L'Equipe révèle l'extrême dangerosité pour la santé d’un produit utilisé pour le fartage, par des professionnels mais également par des amateurs : les perfluorés (PFAS) (Lahalle/PRESSE SPORTS) (Lahalle/PRESSE SPORTS)
publié le 11 novembre 2021 à 14h39

Dans le monde du ski de compétition, le fart, qui consiste notamment à rendre les spatules plus glissantes, est un procédé essentiel dans la performance. On farte ses skis comme on les chausse. Et plus encore en biathlon et en ski de fond, où l’on parcourt plusieurs kilomètres pendant les courses. L’Equipe Explore, la déclinaison documentaire du journal sportif, révèle dans une enquête ce mercredi l’extrême dangerosité pour la santé d’un produit utilisé pour le fartage, par des professionnels mais également par des amateurs : les perfluorés, souvent désignés sous le sigle PFAS, un «composé chimique [et] poison dit éternel puisque ni le corps, ni l’environnement ne savent comment s’en débarrasser».

Dans sa longue enquête, l’Equipe revient sur les origines de ces farts au fluor et décrit un univers où les techniciens deviennent de vrais chimistes. Où, durant des années, les sous-sols des hôtels de stations de skis lors des compétitions, comme les garages d’amateurs, s’embrument de vapeurs de farts, sans qu’aucune protection ne soit ni obligatoire ni même suggérée.

Le fart au fluor est apparu, via la marque Swix, dans le cirque blanc au milieu des années 80, et devient un produit miracle dans les mains de l’Italien Paolo Manfredini lors du championnat du monde d’Oberstdorf, en 1987, où les Italiens remportent des succès inattendus. Manfredini mourra d’un cancer du poumon en 2001. Son disciple Gianluca Marcolini, interrogé par l’Equipe, ne sait pas si un lien existe entre le fartage et le cancer de Manfredi, mais évoque l’absence de précautions aux débuts de l’utilisation de ce produit : «A l’époque, personne ne pensait que ça pouvait être dangereux. Tout le monde fartait sans protection, sans masque. Ça a duré comme ça au moins dix ans.» Stefano Vuerich, autre technicien italien, décrit les conditions de travail de l’époque : «Dans la cave de notre hôtel, ça fumait, on se croyait en enfer. On ne pouvait rien voir à l’intérieur de la pièce !»

«On va en crever de ça»

Daniel Drezet, ancien fondeur et entraîneur de l’équipe de France de ski de fond, a lui subi un AVC après une longue session de fartage en 1990. Il se rappelle : «Quelques mois avant mon accident, j’avais dit à un collègue : “On va en crever de ça”.» L’Equipe pose d’ailleurs cette question : «Combien sont les malades qui gardent le silence ?»

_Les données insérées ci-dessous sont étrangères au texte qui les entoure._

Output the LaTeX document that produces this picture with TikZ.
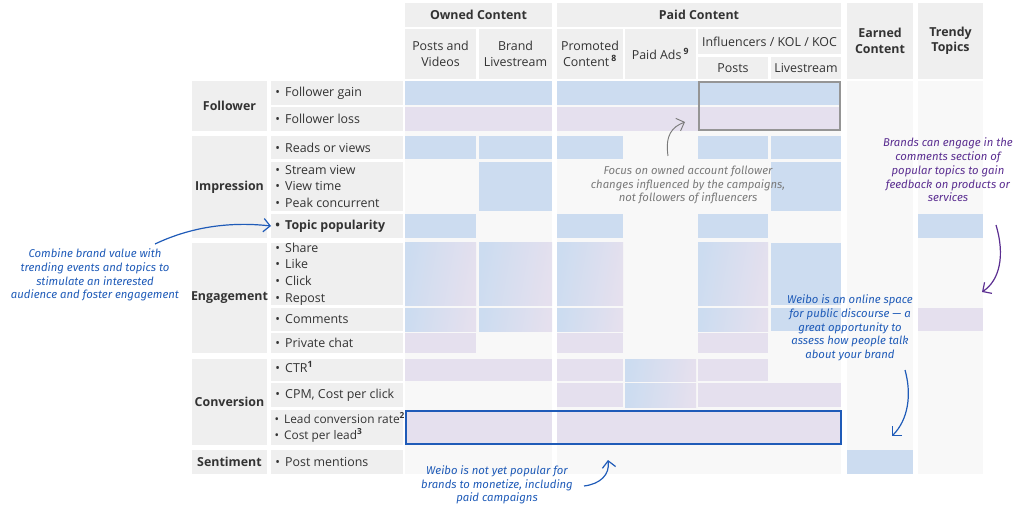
\documentclass[tikz,border=0pt]{standalone}
\usepackage{fontspec}
\setmainfont{Open Sans}
\newfontfamily\hand{Fira Sans}
\usetikzlibrary{fit,arrows.meta}
\definecolor{cb}{HTML}{CCDCF0}
\definecolor{cp}{HTML}{E5E0EE}
\definecolor{hg}{HTML}{EFEFEF}
\definecolor{bg}{HTML}{F8F8F8}
\definecolor{tx}{HTML}{333333}
\definecolor{ab}{HTML}{1F5BB8}
\definecolor{ap}{HTML}{5B2E91}
\definecolor{ag}{HTML}{7A7A7A}
\newcommand\cel[6]{\node[fit={(#2,#3)(#4,#5)},inner sep=0pt,outer sep=0pt,draw=none,#6] (#1) {};}
\tikzset{
  lab/.style={text=tx,font=\fontsize{9.3}{11.5}\selectfont,align=center,inner sep=0pt},
  hb/.style={lab,font=\bfseries\fontsize{9.3}{11.5}\selectfont},
  met/.style={text=tx,font=\fontsize{9.3}{12.5}\selectfont,align=left,anchor=west,inner sep=0pt},
  gr/.style={left color=cb,right color=cp,shading angle=80},
  note/.style={font=\hand\itshape\fontsize{8.5}{10.3}\selectfont,align=center,inner sep=0pt},
  arr/.style={-{Straight Barb[length=5pt]},line width=0.9pt}
}
\begin{document}
\begin{tikzpicture}[x=0.75pt,y=-0.75pt]
\useasboundingbox (0,0) rectangle (1024,527);
% body backgrounds
\cel{bgo}{405}{81}{552}{474}{fill=bg}
\cel{bgp}{557}{81}{841}{474}{fill=bg}
\cel{bge}{847}{81}{913}{474}{fill=bg}
\cel{bgt}{918}{81}{983}{474}{fill=bg}
% headers
\cel{hown}{405}{3}{552}{27}{fill=hg}
\cel{hpaid}{557}{3}{841}{27}{fill=hg}
\cel{hpv}{405}{29}{476}{79}{fill=hg}
\cel{hbl}{479}{29}{552}{79}{fill=hg}
\cel{hpc}{557}{29}{623}{79}{fill=hg}
\cel{hpa}{625}{29}{696}{79}{fill=hg}
\cel{hinf}{698}{29}{841}{54}{fill=hg}
\cel{hip}{698}{57}{768}{79}{fill=hg}
\cel{hil}{771}{57}{841}{79}{fill=hg}
\cel{hea}{847}{3}{913}{79}{fill=hg}
\cel{htr}{918}{3}{983}{79}{fill=hg}
\node[hb] at (hown) {Owned Content};
\node[hb] at (hpaid) {Paid Content};
\node[lab] at (hpv) {Posts and\\Videos};
\node[lab] at (hbl) {Brand\\Livestream};
\node[lab] at (hpc) {Promoted\\Content\,\textsuperscript{\bfseries 8}};
\node[lab] at (hpa) {Paid Ads\,\textsuperscript{\bfseries 9}};
\node[lab] at (hinf) {Influencers / KOL / KOC};
\node[lab] at (hip) {Posts};
\node[lab] at (hil) {Livestream};
\node[hb] at (hea) {Earned\\Content};
\node[hb] at (htr) {Trendy\\Topics};
% categories
\cel{cfol}{192}{81}{267}{131}{fill=hg}
\cel{cimp}{192}{136}{267}{238}{fill=hg}
\cel{ceng}{192}{243}{267}{353}{fill=hg}
\cel{ccon}{192}{359}{267}{445}{fill=hg}
\cel{csen}{192}{450}{267}{474}{fill=hg}
\node[hb] at (cfol) {Follower};
\node[hb] at (cimp) {Impression};
\node[hb] at (ceng) {Engagement};
\node[hb] at (ccon) {Conversion};
\node[hb] at (csen) {Sentiment};
% metrics
\cel{m1}{271}{81}{403}{105}{fill=hg}
\cel{m2}{271}{107}{403}{131}{fill=hg}
\cel{m3}{271}{136}{403}{159}{fill=hg}
\cel{m4}{271}{162}{403}{211}{fill=hg}
\cel{m5}{271}{214}{403}{238}{fill=hg}
\cel{m6}{271}{243}{403}{305}{fill=hg}
\cel{m7}{271}{308}{403}{331}{fill=hg}
\cel{m8}{271}{333}{403}{353}{fill=hg}
\cel{m9}{271}{359}{403}{381}{fill=hg}
\cel{m10}{271}{383}{403}{407}{fill=hg}
\cel{m11}{271}{410}{403}{445}{fill=hg}
\cel{m12}{271}{450}{403}{474}{fill=hg}
\node[met] at ([xshift=3pt]m1.west) {• \,Follower gain};
\node[met] at ([xshift=3pt]m2.west) {• \,Follower loss};
\node[met] at ([xshift=3pt]m3.west) {• \,Reads or views};
\node[met] at ([xshift=3pt]m4.west) {• \,Stream view\\• \,View time\\• \,Peak concurrent};
\node[met] at ([xshift=3pt]m5.west) {\bfseries • \,Topic popularity};
\node[met] at ([xshift=3pt]m6.west) {• \,Share\\• \,Like\\• \,Click\\• \,Repost};
\node[met] at ([xshift=3pt]m7.west) {• \,Comments};
\node[met] at ([xshift=3pt]m8.west) {• \,Private chat};
\node[met] at ([xshift=3pt,yshift=2pt]m9.west) {• \,CTR\textsuperscript{\bfseries 1}};
\node[met] at ([xshift=3pt]m10.west) {• \,CPM, Cost per click};
\node[met,font=\fontsize{8.9}{12.5}\selectfont] at ([xshift=2.5pt]m11.west) {• \,Lead conversion rate\textsuperscript{\bfseries 2}\\• \,Cost per lead\textsuperscript{\bfseries 3}};
\node[met] at ([xshift=3pt]m12.west) {• \,Post mentions};
% follower
\cel{f1o}{405}{81}{552}{105}{fill=cb}
\cel{f1p}{557}{81}{841}{105}{fill=cb}
\cel{f2o}{405}{107}{552}{131}{fill=cp}
\cel{f2p}{557}{107}{841}{131}{fill=cp}
\cel{finf}{699}{82}{840}{130}{draw=ag!80,line width=1.2pt}
% reads
\cel{r1}{405}{136}{476}{159}{fill=cb}
\cel{r2}{479}{136}{552}{159}{fill=cb}
\cel{r3}{557}{136}{623}{159}{fill=cb}
\cel{r4}{698}{136}{768}{159}{fill=cb}
\cel{r5}{771}{136}{841}{159}{fill=cb}
% stream
\cel{s2}{479}{162}{552}{211}{fill=cb}
\cel{s5}{771}{162}{841}{211}{fill=cb}
% topic
\cel{t1}{405}{214}{476}{238}{fill=cb}
\cel{t3}{557}{214}{623}{238}{fill=cb}
\cel{t4}{698}{214}{768}{238}{fill=cb}
\cel{t7}{918}{214}{983}{238}{fill=cb}
% share
\cel{e1}{405}{243}{476}{305}{gr}
\cel{e2}{479}{243}{552}{305}{gr}
\cel{e3}{557}{243}{623}{305}{gr}
\cel{e4}{698}{243}{768}{305}{gr}
\cel{e5}{771}{243}{841}{305}{fill=cb}
% comments
\cel{k1}{405}{308}{476}{331}{gr}
\cel{k2}{479}{308}{552}{331}{gr}
\cel{k3}{557}{308}{623}{331}{gr}
\cel{k4}{698}{308}{768}{331}{gr}
\cel{k5}{771}{308}{841}{331}{fill=cb}
\cel{k7}{918}{308}{983}{331}{fill=cp}
% private
\cel{p1}{405}{333}{476}{353}{fill=cp}
\cel{p3}{557}{333}{623}{353}{fill=cp}
\cel{p4}{698}{333}{768}{353}{fill=cp}
% ctr
\cel{c1}{405}{359}{552}{381}{fill=cp}
\cel{c3}{557}{359}{623}{381}{fill=cp}
\cel{c4}{625}{359}{696}{381}{gr}
\cel{c5}{698}{359}{768}{381}{fill=cp}
% cpm
\cel{d3}{557}{383}{623}{407}{fill=cp}
\cel{d4}{625}{383}{696}{407}{gr}
\cel{d5}{698}{383}{841}{407}{fill=cp}
% lead
\cel{l1}{405}{410}{552}{445}{fill=cp}
\cel{l2}{557}{410}{841}{445}{fill=cp}
\cel{lbox}{406}{411}{841}{444}{draw=ab,line width=1.3pt}
% sentiment
\cel{se}{847}{450}{913}{474}{fill=cb}
% notes
\node[note,text=ab] (n1) at (95,275) {Combine brand value with\\trending events and topics to\\stimulate an interested\\audience and foster engagement};
\draw[arr,ab] (155,244) .. controls (195,225) and (235,222) .. (m5.west);
\node[note,text=ag] (n2) at (688,185) {Focus on owned account follower\\changes influenced by the campaigns,\\not followers of influencers};
\draw[arr,ag,line width=0.7pt] (668,156) .. controls (665,135) and (672,127) .. (685,122);
\node[note,text=ap] (n3) at (948,170) {Brands can engage in the\\comments section of\\popular topics to gain\\feedback on products or\\services};
\draw[arr,ap] (996,225) .. controls (1005,255) and (1000,280) .. (982,292);
\node[note,text=ab] (n4) at (850,328) {Weibo is an online space\\for public discourse — a\\great opportunity to\\assess how people talk\\about your brand};
\draw[arr,ab] (905,370) .. controls (912,395) and (908,420) .. (892,436);
\node[note,text=ab] (n5) at (497,485) {Weibo is not yet popular for\\brands to monetize, including\\paid campaigns};
\draw[arr,ab] (584,486) .. controls (600,484) and (610,475) .. (608,460);
\end{tikzpicture}
\end{document}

En 2020, la Fédération internationale de ski a pris la décision d’interdire le fart fluoré, afin de suivre une recommandation de l’Union européenne concernant les PFAS, une mesure reportée pour cause de pandémie d’absence de développement complet d’outils pour le contrôle. Depuis de nombreuses années déjà, la Fédération française de ski invitait de son côté les clubs à éviter son utilisation et équipait ses techniciens d’un masque à gaz.

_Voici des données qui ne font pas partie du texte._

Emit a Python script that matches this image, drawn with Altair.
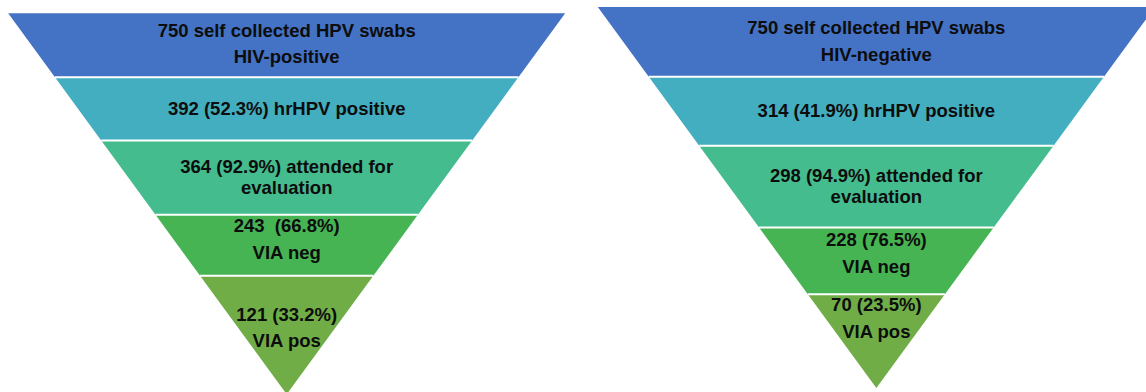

L’année dernière, dans une enquête, Libé révélait que si les perfluorés, substances présentes entre autres dans des mousses, revêtements ou cosmétiques, ont été signalés comme dangereux dès 2009, aucune action n’est menée en France pour limiter la contamination de la population ainsi que des grandes rivières françaises.